OSX Mavericks (soon to be upgraded by me to Sierra). In its Network settings you can set the MTU to whatever value you wish, within a specified range. And so, based on what you've said, I've changed it from 1500 to 1492. For such a minor change, I was not anticipating any great difference in 'zippiness to screen' but presumably if there's a better match, the efficiency of getting packets across the Ethernet connection to/from the router will be slightly improved (probably less buffering required). It seems to be running okay with this change.
It shouldn't really make any noticeable difference for tcp, there won't be any buffering saved.
On uploading save of a one off, couple of ms, when you first send a 1500 packet and the router says "too big".
For downloads the router will mss clamp tcp anyway so with or without changing mtu on PC the incoming would be 1492.

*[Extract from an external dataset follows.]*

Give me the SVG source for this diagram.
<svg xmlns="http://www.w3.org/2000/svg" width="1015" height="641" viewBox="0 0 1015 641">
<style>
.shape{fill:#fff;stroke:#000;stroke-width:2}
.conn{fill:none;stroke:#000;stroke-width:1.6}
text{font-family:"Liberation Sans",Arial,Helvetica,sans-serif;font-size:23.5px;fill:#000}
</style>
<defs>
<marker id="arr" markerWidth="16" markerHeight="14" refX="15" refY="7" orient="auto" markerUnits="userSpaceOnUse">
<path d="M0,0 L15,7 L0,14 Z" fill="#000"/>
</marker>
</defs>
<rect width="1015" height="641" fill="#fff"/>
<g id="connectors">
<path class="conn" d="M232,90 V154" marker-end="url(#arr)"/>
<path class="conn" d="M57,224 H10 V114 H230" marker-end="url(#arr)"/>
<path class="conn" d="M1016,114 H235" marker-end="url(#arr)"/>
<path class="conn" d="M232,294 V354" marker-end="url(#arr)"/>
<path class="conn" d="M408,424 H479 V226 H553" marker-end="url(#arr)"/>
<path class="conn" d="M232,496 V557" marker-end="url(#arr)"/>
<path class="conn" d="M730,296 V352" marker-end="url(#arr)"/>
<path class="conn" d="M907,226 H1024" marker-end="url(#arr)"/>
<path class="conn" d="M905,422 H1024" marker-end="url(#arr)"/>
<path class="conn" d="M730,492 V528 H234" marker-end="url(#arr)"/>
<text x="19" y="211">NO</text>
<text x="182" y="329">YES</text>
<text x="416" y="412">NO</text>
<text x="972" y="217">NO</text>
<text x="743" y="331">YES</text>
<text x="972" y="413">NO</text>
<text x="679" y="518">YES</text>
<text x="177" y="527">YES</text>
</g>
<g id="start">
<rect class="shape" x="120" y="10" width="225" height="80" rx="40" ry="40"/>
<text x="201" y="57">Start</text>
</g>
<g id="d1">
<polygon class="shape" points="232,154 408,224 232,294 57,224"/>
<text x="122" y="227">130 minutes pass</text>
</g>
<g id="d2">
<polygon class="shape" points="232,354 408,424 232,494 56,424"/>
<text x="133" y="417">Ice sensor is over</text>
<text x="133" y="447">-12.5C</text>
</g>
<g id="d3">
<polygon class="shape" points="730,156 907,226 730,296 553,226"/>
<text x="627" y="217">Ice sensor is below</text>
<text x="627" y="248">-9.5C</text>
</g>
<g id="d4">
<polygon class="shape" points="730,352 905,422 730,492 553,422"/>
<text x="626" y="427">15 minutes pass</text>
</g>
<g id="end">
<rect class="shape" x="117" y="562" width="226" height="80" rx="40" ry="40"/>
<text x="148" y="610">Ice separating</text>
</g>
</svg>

I wouldn't change anything on a modern OS that does window scaling - especially rwin type tweaks that may have helped some ancient windows 15 years ago.
I can't remember what Win XP defaults were. If tcp window scaling was off, then for FTTC speeds finding a way to enable it would gain a lot for single thread.
As has already been said - you can do 1500 on BTW pppoe, kit permitting. It's not a ptm limitation just that using pppoe historically meant using 1492 before jumbo/mini jumbo frames were possible on ethernet.